1886 Cafe & Bakery Cheese Soup
Total Time: 1 hr 30 mins
Preparation Time: 30 mins
Cook Time: 1 hr
Ingredients
- Servings: 6
- 1/4 cup butter
- 1/2 cup onion, minced
- 1/2 cup carrot, minced
- 1/2 cup celery, minced
- 1/4 cup flour
- 1 1/2 tablespoons cornstarch
- 4 cups chicken stock
- 4 cups milk
- 1/4 teaspoon baking soda
- 1 lb velveeta cheese, grated
- 1 teaspoon dried parsley
- 1 pinch cayenne (to taste)
- 1 pinch paprika (to taste)
- 1 teaspoon salt (to taste)
- 1 teaspoon pepper (to taste)
Recipe
- 1 melt butter in large saucepan.
- 2 over med-high heat saute onion, carrots and celery until transulcent and tender, about 3 - 5 minutes.
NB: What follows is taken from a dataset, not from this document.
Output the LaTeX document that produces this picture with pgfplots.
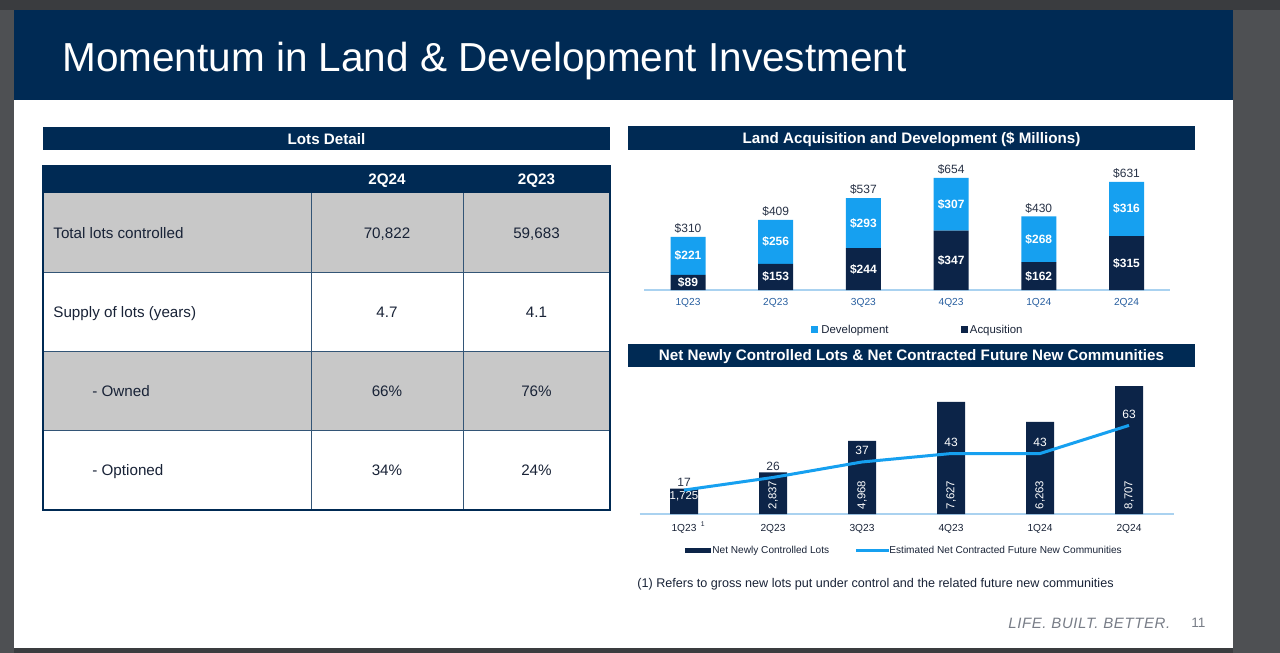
\documentclass[border=0pt]{standalone}
\usepackage{pgfplots}
\pgfplotsset{compat=1.18}
\usepackage{fontspec}
\setmainfont{Liberation Sans}
\definecolor{navy}{RGB}{0,42,84}
\definecolor{barnavy}{RGB}{12,36,72}
\definecolor{lblue}{RGB}{22,160,240}
\definecolor{tickblue}{RGB}{40,95,160}
\definecolor{txt}{RGB}{25,35,55}
\definecolor{lbltxt}{RGB}{40,50,70}
\definecolor{cellgray}{RGB}{200,200,200}
\definecolor{frame}{RGB}{58,60,63}
\definecolor{strip}{RGB}{78,80,83}
\definecolor{footgray}{RGB}{120,125,135}
\definecolor{axisblue}{RGB}{170,210,240}
\newcommand{\fs}[1]{\fontsize{#1}{#1}\selectfont}
\tikzset{
  seg/.style={text=white, font=\fs{6pt}\bfseries, inner sep=0},
  tot/.style={text=lbltxt, font=\fs{6pt}, inner sep=0, anchor=base, yshift=2.1pt},
  rot/.style={text=white, font=\fs{5.7pt}, inner sep=0, rotate=90},
  ll/.style={text=lbltxt, font=\fs{6pt}, inner sep=0, anchor=base, yshift=3.5pt},
}

\begin{document}
\begin{tikzpicture}
\begin{scope}[x=0.5pt,y=-0.5pt]
% screen frame and slide
\fill[frame] (0,0) rectangle (1280,653);
\fill[strip] (0,10) rectangle (14,653);
\fill[strip] (1233,10) rectangle (1280,653);
\fill[white] (14,10) rectangle (1233,648);
\fill[navy] (14,10) rectangle (1233,99.5);
\node[anchor=base west,text=white,inner sep=0,font=\fs{20.25pt}] at (62,71) {Momentum in Land \& Development Investment};

% ---- Lots Detail table
\fill[navy] (43,127) rectangle (610,150);
\node[anchor=base,text=white,inner sep=0,font=\fs{7.6pt}\bfseries] at (326.5,144) {Lots Detail};
\fill[navy] (43,165.5) rectangle (610,193.3);
\fill[cellgray] (43,193.3) rectangle (610,272.3);
\fill[cellgray] (43,351.3) rectangle (610,430.7);
\draw[navy!80, line width=0.5pt] (43,272.3) -- (610,272.3) (43,351.3) -- (610,351.3) (43,430.7) -- (610,430.7);
\draw[navy!80, line width=0.5pt] (311,193.3) -- (311,510) (463,193.3) -- (463,510);
\draw[navy, line width=0.6pt] (43,165.5) rectangle (610,510);
\draw[navy, line width=1pt] (43,510) -- (610,510);
\node[anchor=base,text=white,inner sep=0,font=\fs{7.6pt}\bfseries] at (387,184.8) {2Q24};
\node[anchor=base,text=white,inner sep=0,font=\fs{7.6pt}\bfseries] at (536.5,184.8) {2Q23};
\begin{scope}[every node/.style={inner sep=0,text=txt,font=\fs{7.6pt}}]
\node[anchor=base west] at (53,238.3) {Total lots controlled};
\node[anchor=base] at (387,238.3) {70,822};
\node[anchor=base] at (536.5,238.3) {59,683};
\node[anchor=base west] at (53,317.3) {Supply of lots (years)};
\node[anchor=base] at (387,317.3) {4.7};
\node[anchor=base] at (536.5,317.3) {4.1};
\node[anchor=base west] at (92,396.5) {- Owned};
\node[anchor=base] at (387,396.5) {66\%};
\node[anchor=base] at (536.5,396.5) {76\%};
\node[anchor=base west] at (92,475.9) {- Optioned};
\node[anchor=base] at (387,475.9) {34\%};
\node[anchor=base] at (536.5,475.9) {24\%};
\end{scope}

% ---- chart headers
\fill[navy] (628,126) rectangle (1195,150);
\node[anchor=base,text=white,inner sep=0,font=\fs{7.6pt}\bfseries] at (911.5,143.4) {Land Acquisition and Development (\$ Millions)};
\fill[navy] (628,343.5) rectangle (1195,367);
\node[anchor=base,text=white,inner sep=0,font=\fs{7.6pt}\bfseries] at (911.5,360.6) {Net Newly Controlled Lots \& Net Contracted Future New Communities};

% ---- legend chart 1
\fill[lblue] (811,326) rectangle (818,333);
\node[anchor=base west,inner sep=0,text=txt,font=\fs{5.7pt}] at (821,333) {Development};
\fill[barnavy] (961,326) rectangle (968,333);
\node[anchor=base west,inner sep=0,text=txt,font=\fs{5.7pt}] at (969.5,333) {Acqusition};

% ---- legend chart 2
\fill[barnavy] (685,547.7) rectangle (710.5,552.7);
\node[anchor=base west,inner sep=0,text=txt,font=\fs{5.05pt}] at (712,553.6) {Net Newly Controlled Lots};
\draw[lblue, line width=1.5pt] (856,550) -- (889,550);
\node[anchor=base west,inner sep=0,text=txt,font=\fs{5.05pt}] at (889,553.6) {Estimated Net Contracted Future New Communities};

% ---- footnote and footer
\node[anchor=base west,inner sep=0,text=txt,font=\fs{6.3pt}] at (637,587.5) {(1) Refers to gross new lots put under control and the related future new communities};
\node[anchor=base west,inner sep=0,text=footgray,font=\fs{7.5pt}\itshape\addfontfeature{LetterSpace=4}] at (1008,628.4) {LIFE. BUILT. BETTER.};
\node[anchor=base west,inner sep=0,text=footgray,font=\fs{6.8pt}] at (1191,627.6) {11};
\end{scope}

% ===== Chart 1: Land Acquisition and Development
\begin{axis}[
  at={(322.075pt,-145pt)}, anchor=south west,
  scale only axis, width=263.1pt, height=59.96pt,
  xmin=-0.5, xmax=5.5, ymin=0, ymax=700,
  ybar stacked, bar width=17.5pt,
  axis x line*=bottom, axis y line=none,
  x axis line style={draw=axisblue, line width=0.6pt, -},
  xtick={0,1,2,3,4,5}, xticklabels={1Q23,2Q23,3Q23,4Q23,1Q24,2Q24},
  major tick length=0pt,
  xticklabel style={font=\fs{5.1pt}, text=tickblue, anchor=base, yshift=-7.8pt, inner sep=0},
  clip=false,
]
\addplot[fill=barnavy, draw=none] coordinates {(0,89) (1,153) (2,244) (3,347) (4,162) (5,315)};
\addplot[fill=lblue, draw=none] coordinates {(0,221) (1,256) (2,293) (3,307) (4,268) (5,316)};
\end{axis}
% labels of chart 1 (overlay axis with the same geometry)
\begin{axis}[
  at={(322.075pt,-145pt)}, anchor=south west,
  scale only axis, width=263.1pt, height=59.96pt,
  xmin=-0.5, xmax=5.5, ymin=0, ymax=700,
  axis lines=none, clip=false,
]
\node[seg] at (axis cs:0,44.5) {\$89};
\node[seg] at (axis cs:1,76.5) {\$153};
\node[seg] at (axis cs:2,122) {\$244};
\node[seg] at (axis cs:3,173.5) {\$347};
\node[seg] at (axis cs:4,81) {\$162};
\node[seg] at (axis cs:5,157.5) {\$315};
\node[seg] at (axis cs:0,199.5) {\$221};
\node[seg] at (axis cs:1,281) {\$256};
\node[seg] at (axis cs:2,390.5) {\$293};
\node[seg] at (axis cs:3,500.5) {\$307};
\node[seg] at (axis cs:4,296) {\$268};
\node[seg] at (axis cs:5,473) {\$316};
\node[tot] at (axis cs:0,310) {\$310};
\node[tot] at (axis cs:1,409) {\$409};
\node[tot] at (axis cs:2,537) {\$537};
\node[tot] at (axis cs:3,654) {\$654};
\node[tot] at (axis cs:4,430) {\$430};
\node[tot] at (axis cs:5,631) {\$631};
\end{axis}

% ===== Chart 2: bars (lots)
\begin{axis}[
  at={(319.75pt,-257pt)}, anchor=south west,
  scale only axis, width=267pt, height=73.5pt,
  xmin=-0.5, xmax=5.5, ymin=0, ymax=10000,
  ybar, bar width=14pt,
  axis x line*=bottom, axis y line=none,
  x axis line style={draw=axisblue, line width=0.6pt, -},
  xtick={0,1,2,3,4,5}, xticklabels={{1Q23\rlap{\hspace{2.2pt}\raisebox{2.6pt}{\fs{3.4pt}1}}},2Q23,3Q23,4Q23,1Q24,2Q24},
  major tick length=0pt,
  xticklabel style={font=\fs{5.1pt}, text=txt, anchor=base, yshift=-8.7pt, inner sep=0},
  clip=false,
]
\addplot[fill=barnavy, draw=none] coordinates {(0,1725) (1,2837) (2,4968) (3,7627) (4,6263) (5,8707)};
\node[text=white, font=\fs{5.7pt}, inner sep=0] at (axis cs:0,1224) {1,725};
\node[rot] at (axis cs:1,1292) {2,837};
\node[rot] at (axis cs:2,1292) {4,968};
\node[rot] at (axis cs:3,1292) {7,627};
\node[rot] at (axis cs:4,1292) {6,263};
\node[rot] at (axis cs:5,1292) {8,707};
\end{axis}

% ===== Chart 2: line (communities)
\begin{axis}[
  at={(319.75pt,-257pt)}, anchor=south west,
  scale only axis, width=267pt, height=73.5pt,
  xmin=-0.5, xmax=5.5, ymin=0, ymax=104.55,
  axis lines=none, clip=false,
]
\addplot[lblue, line width=1.5pt, line join=round, mark=none] coordinates {(0,17) (1,26) (2,37) (3,43) (4,43) (5,63)};
\node[ll, yshift=-1.5pt] at (axis cs:0,17) {17};
\node[ll] at (axis cs:1,26) {26};
\node[ll, text=white] at (axis cs:2,37) {37};
\node[ll, text=white] at (axis cs:3,43) {43};
\node[ll, text=white] at (axis cs:4,43) {43};
\node[ll, text=white] at (axis cs:5,63) {63};
\end{axis}
\end{tikzpicture}
\end{document}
- 3 stir in flour and cornstarch.
- 4 cook about 3-5 minutes.
- 5 add chicken stock and milk gradually, blending until smooth, and reduce by 1/4. do not allow to come to boil. this takes awhile to reduce.
- 6 add baking soda and cheese and stir until melted and thickened, about 10 minutes.
- 7 add parsley, cayenne and paprika.
- 8 keep soup warm over very low heat or in a double boiler if not using immediately.
- 9 season with salt and pepper to taste.